AMD Wide Floating Point Accelerator is the name given to the revised 128-bit-wide floating-point unit. This should see a significant increase in floating-point throughput as 128-bit instructions no longer need to be split into two 64-bit operations and processed separately. In particular, scientific workloads and high-performance computing are expected to enjoy big gains.
While Barcelona maintains independent L2 caches - 512KiB for each core - these have been joined by a 2MiB L3 cache that is shared between all four cores. Dubbed AMD Balanced Smart Cache, this acts as a store for data evicted from the cores' L2 caches, as well as for pre-fetched data that is likely to be needed by more than one core.
Virtual gains
Virtualisation is one of the key buzz-words in corporate IT at the moment and with good cause since it can result in a considerable cut-back in the number of servers required. This consolidation results in reduced power usage and lower costs for hardware and maintenance, along with increased flexibility and system utilisation.
Both AMD and Intel have had some degree of hardware virtualisation-support in previous-generation products but Barcelona is the first CPU to offer Rapid Virtualization Indexing - something that AMD no doubt hopes will help it win back some market share in the server arena.
Assuming there's software support, Rapid Virtualization Indexing allows virtual machine memory-lookups to be carried out in hardware. At present, the translation between virtual and physical memory has to be carried out in software by the hypervisor virtual-machine monitor program.
This change should significantly reduce the overhead placed on the system by the hypervisor, giving improved performance for virtual machines through a combination of faster translations and reduced CPU load from the hypervisor.
Memory-controller enhancements
AMD has made some changes to Barcelona's memory-controller to improve efficiency. These it jointly refers to as AMD Memory Optimizer Technology and claims increase memory bandwidth by up to 50% compared to a DDR2 K8 processor of the same speed.
Improved Core and DRAM pre-fetchers that predict what data will be needed by the processor based on patterns of access - and pull it into cache - help to mask the latency caused by having to access data from memory.

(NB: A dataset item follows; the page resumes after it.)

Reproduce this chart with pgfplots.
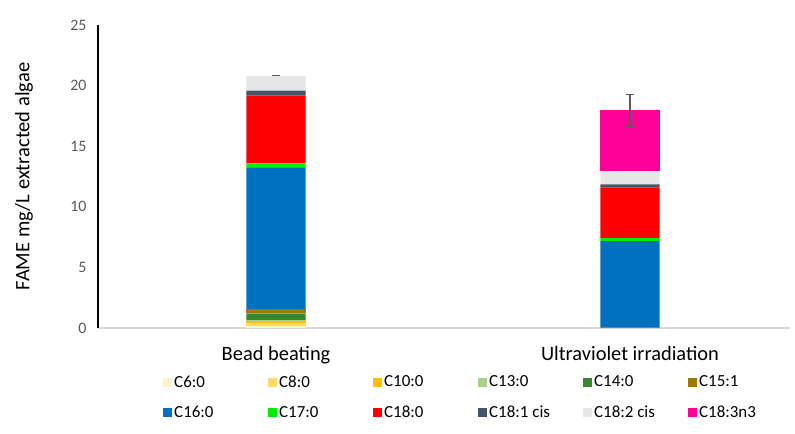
\documentclass[border=0pt]{standalone}
\usepackage{pgfplots}
\usepackage{pgfplotstable}
\pgfplotsset{compat=1.18}
\usepackage{fontspec}
\setmainfont{Carlito}
\definecolor{cA}{HTML}{FFF2CC}
\definecolor{cB}{HTML}{FFD966}
\definecolor{cC}{HTML}{FFC000}
\definecolor{cD}{HTML}{A9D18E}
\definecolor{cE}{HTML}{38872C}
\definecolor{cF}{HTML}{A07800}
\definecolor{cG}{HTML}{0070C0}
\definecolor{cH}{HTML}{00EE00}
\definecolor{cI}{HTML}{FF0000}
\definecolor{cJ}{HTML}{44546A}
\definecolor{cK}{HTML}{E7E6E6}
\definecolor{cL}{HTML}{FF0099}
\definecolor{tickgray}{HTML}{595959}
\definecolor{errgray}{HTML}{595959}
\pgfplotstableread{
x C6 C8 C10 C13 C14 C15 C16 C17 C18 C181 C182 C183 err
0 0.15 0.30 0.15 0.05 0.55 0.35 11.70 0.33 5.60 0.40 1.20 0.00 0.05
1 0.00 0.00 0.00 0.00 0.06 0.00 7.10 0.25 4.20 0.25 1.07 5.05 1.30
}\datatable
\begin{document}
\begin{tikzpicture}
\useasboundingbox (0,0) rectangle (795bp,434bp);
\begin{axis}[
  at={(98bp,106bp)}, anchor=south west,
  scale only axis, width=692bp, height=303bp,
  ybar stacked, bar width=0.167,
  xmin=-0.503, xmax=1.452, ymin=0, ymax=25,
  xtick={0,1}, xticklabels={Bead beating, Ultraviolet irradiation},
  ytick={0,5,10,15,20,25},
  major tick length=0,
  axis x line=bottom, axis y line=left,
  x axis line style={draw=black!15, line width=1.5bp, -},
  y axis line style={draw=black, line width=1.5bp, -},
  /pgf/number format/assume math mode=true,
  yticklabel style={text=tickgray, font=\fontsize{16}{16}\selectfont, xshift=-8bp},
  xticklabel style={text=black, font=\fontsize{20.5}{20.5}\selectfont, yshift=-15bp},
  ylabel={FAME mg/L extracted algae},
  every axis y label/.style={at={(axis description cs:-0.107,0.5)}, rotate=90, anchor=center, font=\fontsize{20.6}{20.6}\selectfont},
  legend columns=6,
  legend style={draw=none, at={(axis description cs:0.094,-0.15)}, anchor=north west,
    font=\fontsize{17}{17}\selectfont, row sep=13bp, inner sep=0pt,
    /tikz/every even column/.append style={column sep=0bp}},
  legend image code/.code={\fill[#1,draw=none] (0bp,-4.5bp) rectangle (9bp,4.5bp);},
  every axis plot/.append style={draw=none},
]
\addplot[fill=cA] table[x=x,y=C6]{\datatable}; \addlegendentry{\makebox[92bp][l]{C6:0}}
\addplot[fill=cB] table[x=x,y=C8]{\datatable}; \addlegendentry{\makebox[92bp][l]{C8:0}}
\addplot[fill=cC] table[x=x,y=C10]{\datatable}; \addlegendentry{\makebox[92bp][l]{C10:0}}
\addplot[fill=cD] table[x=x,y=C13]{\datatable}; \addlegendentry{\makebox[92bp][l]{C13:0}}
\addplot[fill=cE] table[x=x,y=C14]{\datatable}; \addlegendentry{\makebox[92bp][l]{C14:0}}
\addplot[fill=cF] table[x=x,y=C15]{\datatable}; \addlegendentry{\makebox[92bp][l]{C15:1}}
\addplot[fill=cG] table[x=x,y=C16]{\datatable}; \addlegendentry{\makebox[92bp][l]{C16:0}}
\addplot[fill=cH] table[x=x,y=C17]{\datatable}; \addlegendentry{\makebox[92bp][l]{C17:0}}
\addplot[fill=cI] table[x=x,y=C18]{\datatable}; \addlegendentry{\makebox[92bp][l]{C18:0}}
\addplot[fill=cJ] table[x=x,y=C181]{\datatable}; \addlegendentry{\makebox[92bp][l]{C18:1 cis}}
\addplot[fill=cK] table[x=x,y=C182]{\datatable}; \addlegendentry{\makebox[92bp][l]{C18:2 cis}}
\addplot[fill=cL,
  error bars/.cd, y dir=both, y explicit,
  error bar style={draw=errgray, line width=1.3bp},
  error mark options={rotate=90, mark size=4bp, draw=errgray, line width=1.5bp}]
  table[x=x,y=C183,y error=err]{\datatable}; \addlegendentry{\makebox[92bp][l]{C18:3n3}}
\end{axis}
\end{tikzpicture}
\end{document}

Write-bursting is used to minimise the penalty for switching the memory-controller between read and write operations. This sees write requests stored in a buffer and then all carried out in sequence once the buffer is full. Unfortunately, it is unclear if this buffer can be read from when requests are made to read buffered data or whether, instead, data has to be written to memory and accessed from there.
The introduction of memory-controller un-ganging - letting the memory-controller act as two separate 64-bit controllers, one per channel - also helps improves throughput. This allows two 64-bit read or store operations to be carried out simultaneously, whereas K8 treats all operations as 128-bit, potentially wasting resources.
However, this does have disadvantages. Un-ganging the memory controllers results in the loss of double-bit error-correction. Because of this, AMD has made un-ganging optional - those using Barcelona for mission-critical applications will want to leave it off.
Finally, Barcelona promises improved paging algorithms and larger memory buffers to help optimise the memory-controller for DDR2 data rates.